Material provided:
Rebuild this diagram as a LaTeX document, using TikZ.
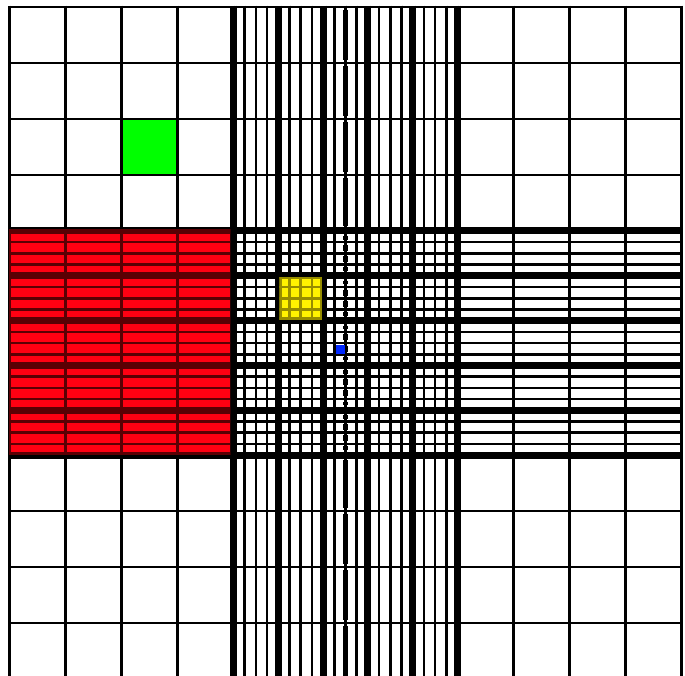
\documentclass[tikz,border=0pt]{standalone}
\definecolor{myred}{RGB}{255,0,18}
\definecolor{darkred}{RGB}{90,0,4}
\definecolor{mygreen}{RGB}{0,255,0}
\definecolor{myyellow}{RGB}{255,242,0}
\definecolor{darkyellow}{RGB}{150,140,0}
\definecolor{myblue}{RGB}{0,40,255}
\tikzset{
  mmline/.style={line width=2.6pt},
  dashseg/.style={line width=5pt},
}
\newcommand\hemogrid{%
  % 1 mm lines over the whole field
  \foreach \i in {0,...,12}{%
    \draw[mmline] ({9.5+56*\i},5.7) -- ({9.5+56*\i},676);
    \draw[mmline] (8.2,{7+56*\i}) -- (682.8,{7+56*\i});
  }%
  % central column and central row subdivisions
  \foreach \k in {0,...,20}{%
    \pgfmathtruncatemacro\m{mod(\k,4)}%
    \pgfmathsetmacro\lw{\m==0 ? 7 : 2.6}%
    \pgfmathsetmacro\xx{233.5+11.2*\k}%
    \pgfmathsetmacro\yy{231+11.2*\k}%
    \draw[line width=\lw pt] (\xx,5.7) -- (\xx,676);
    \draw[line width=\lw pt] (8.2,\yy) -- (682.8,\yy);
  }%
  % heavy vertical centre line, broken at every crossing line
  \foreach \a/\b in {10/60, 66/116, 122/172, 178/226,
                     460/508, 514/564, 570/620, 626/676}{%
    \draw[dashseg] (345.5,\a) -- (345.5,\b);
  }%
  \foreach \k in {0,...,19}{%
    \pgfmathtruncatemacro\m{mod(\k,4)}%
    \pgfmathtruncatemacro\n{mod(\k+1,4)}%
    \pgfmathsetmacro\ia{\m==0 ? 5 : 2.6}%
    \pgfmathsetmacro\ib{\n==0 ? 5 : 2.6}%
    \pgfmathsetmacro\ya{231+11.2*\k+\ia}%
    \pgfmathsetmacro\yb{231+11.2*(\k+1)-\ib}%
    \draw[dashseg] (345.5,\ya) -- (345.5,\yb);
  }%
}
\begin{document}
\begin{tikzpicture}[x=1pt,y=-1pt]
\useasboundingbox (0,0) rectangle (685,676);
\clip (0,0) rectangle (685,676);
\fill[white] (0,0) rectangle (685,676);
% green square
\fill[mygreen] (121.5,119) rectangle (177.5,175);
% black grid
\begin{scope}[color=black]
  \hemogrid
\end{scope}
% red square (left middle)
\begin{scope}
  \clip (9.5,229.5) rectangle (230,454.5);
  \fill[myred] (0,0) rectangle (685,676);
  \begin{scope}[color=darkred]
    \hemogrid
  \end{scope}
\end{scope}
% yellow group
\begin{scope}
  \clip (279.6,277.1) rectangle (321.8,319.3);
  \fill[myyellow] (0,0) rectangle (685,676);
  \begin{scope}[color=darkyellow]
    \hemogrid
  \end{scope}
\end{scope}
% blue small square
\fill[myblue] (335.5,344.5) rectangle (345,353.5);
\end{tikzpicture}
\end{document}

What is needed: Make an exact copy of the data, leaving its pictures out.

Worked solution:
Rebuild this diagram as a LaTeX document, using TikZ.
\documentclass[tikz,border=0pt]{standalone}
\definecolor{myred}{RGB}{255,0,18}
\definecolor{darkred}{RGB}{90,0,4}
\definecolor{mygreen}{RGB}{0,255,0}
\definecolor{myyellow}{RGB}{255,242,0}
\definecolor{darkyellow}{RGB}{150,140,0}
\definecolor{myblue}{RGB}{0,40,255}
\tikzset{
  mmline/.style={line width=2.6pt},
  dashseg/.style={line width=5pt},
}
\newcommand\hemogrid{%
  % 1 mm lines over the whole field
  \foreach \i in {0,...,12}{%
    \draw[mmline] ({9.5+56*\i},5.7) -- ({9.5+56*\i},676);
    \draw[mmline] (8.2,{7+56*\i}) -- (682.8,{7+56*\i});
  }%
  % central column and central row subdivisions
  \foreach \k in {0,...,20}{%
    \pgfmathtruncatemacro\m{mod(\k,4)}%
    \pgfmathsetmacro\lw{\m==0 ? 7 : 2.6}%
    \pgfmathsetmacro\xx{233.5+11.2*\k}%
    \pgfmathsetmacro\yy{231+11.2*\k}%
    \draw[line width=\lw pt] (\xx,5.7) -- (\xx,676);
    \draw[line width=\lw pt] (8.2,\yy) -- (682.8,\yy);
  }%
  % heavy vertical centre line, broken at every crossing line
  \foreach \a/\b in {10/60, 66/116, 122/172, 178/226,
                     460/508, 514/564, 570/620, 626/676}{%
    \draw[dashseg] (345.5,\a) -- (345.5,\b);
  }%
  \foreach \k in {0,...,19}{%
    \pgfmathtruncatemacro\m{mod(\k,4)}%
    \pgfmathtruncatemacro\n{mod(\k+1,4)}%
    \pgfmathsetmacro\ia{\m==0 ? 5 : 2.6}%
    \pgfmathsetmacro\ib{\n==0 ? 5 : 2.6}%
    \pgfmathsetmacro\ya{231+11.2*\k+\ia}%
    \pgfmathsetmacro\yb{231+11.2*(\k+1)-\ib}%
    \draw[dashseg] (345.5,\ya) -- (345.5,\yb);
  }%
}
\begin{document}
\begin{tikzpicture}[x=1pt,y=-1pt]
\useasboundingbox (0,0) rectangle (685,676);
\clip (0,0) rectangle (685,676);
\fill[white] (0,0) rectangle (685,676);
% green square
\fill[mygreen] (121.5,119) rectangle (177.5,175);
% black grid
\begin{scope}[color=black]
  \hemogrid
\end{scope}
% red square (left middle)
\begin{scope}
  \clip (9.5,229.5) rectangle (230,454.5);
  \fill[myred] (0,0) rectangle (685,676);
  \begin{scope}[color=darkred]
    \hemogrid
  \end{scope}
\end{scope}
% yellow group
\begin{scope}
  \clip (279.6,277.1) rectangle (321.8,319.3);
  \fill[myyellow] (0,0) rectangle (685,676);
  \begin{scope}[color=darkyellow]
    \hemogrid
  \end{scope}
\end{scope}
% blue small square
\fill[myblue] (335.5,344.5) rectangle (345,353.5);
\end{tikzpicture}
\end{document}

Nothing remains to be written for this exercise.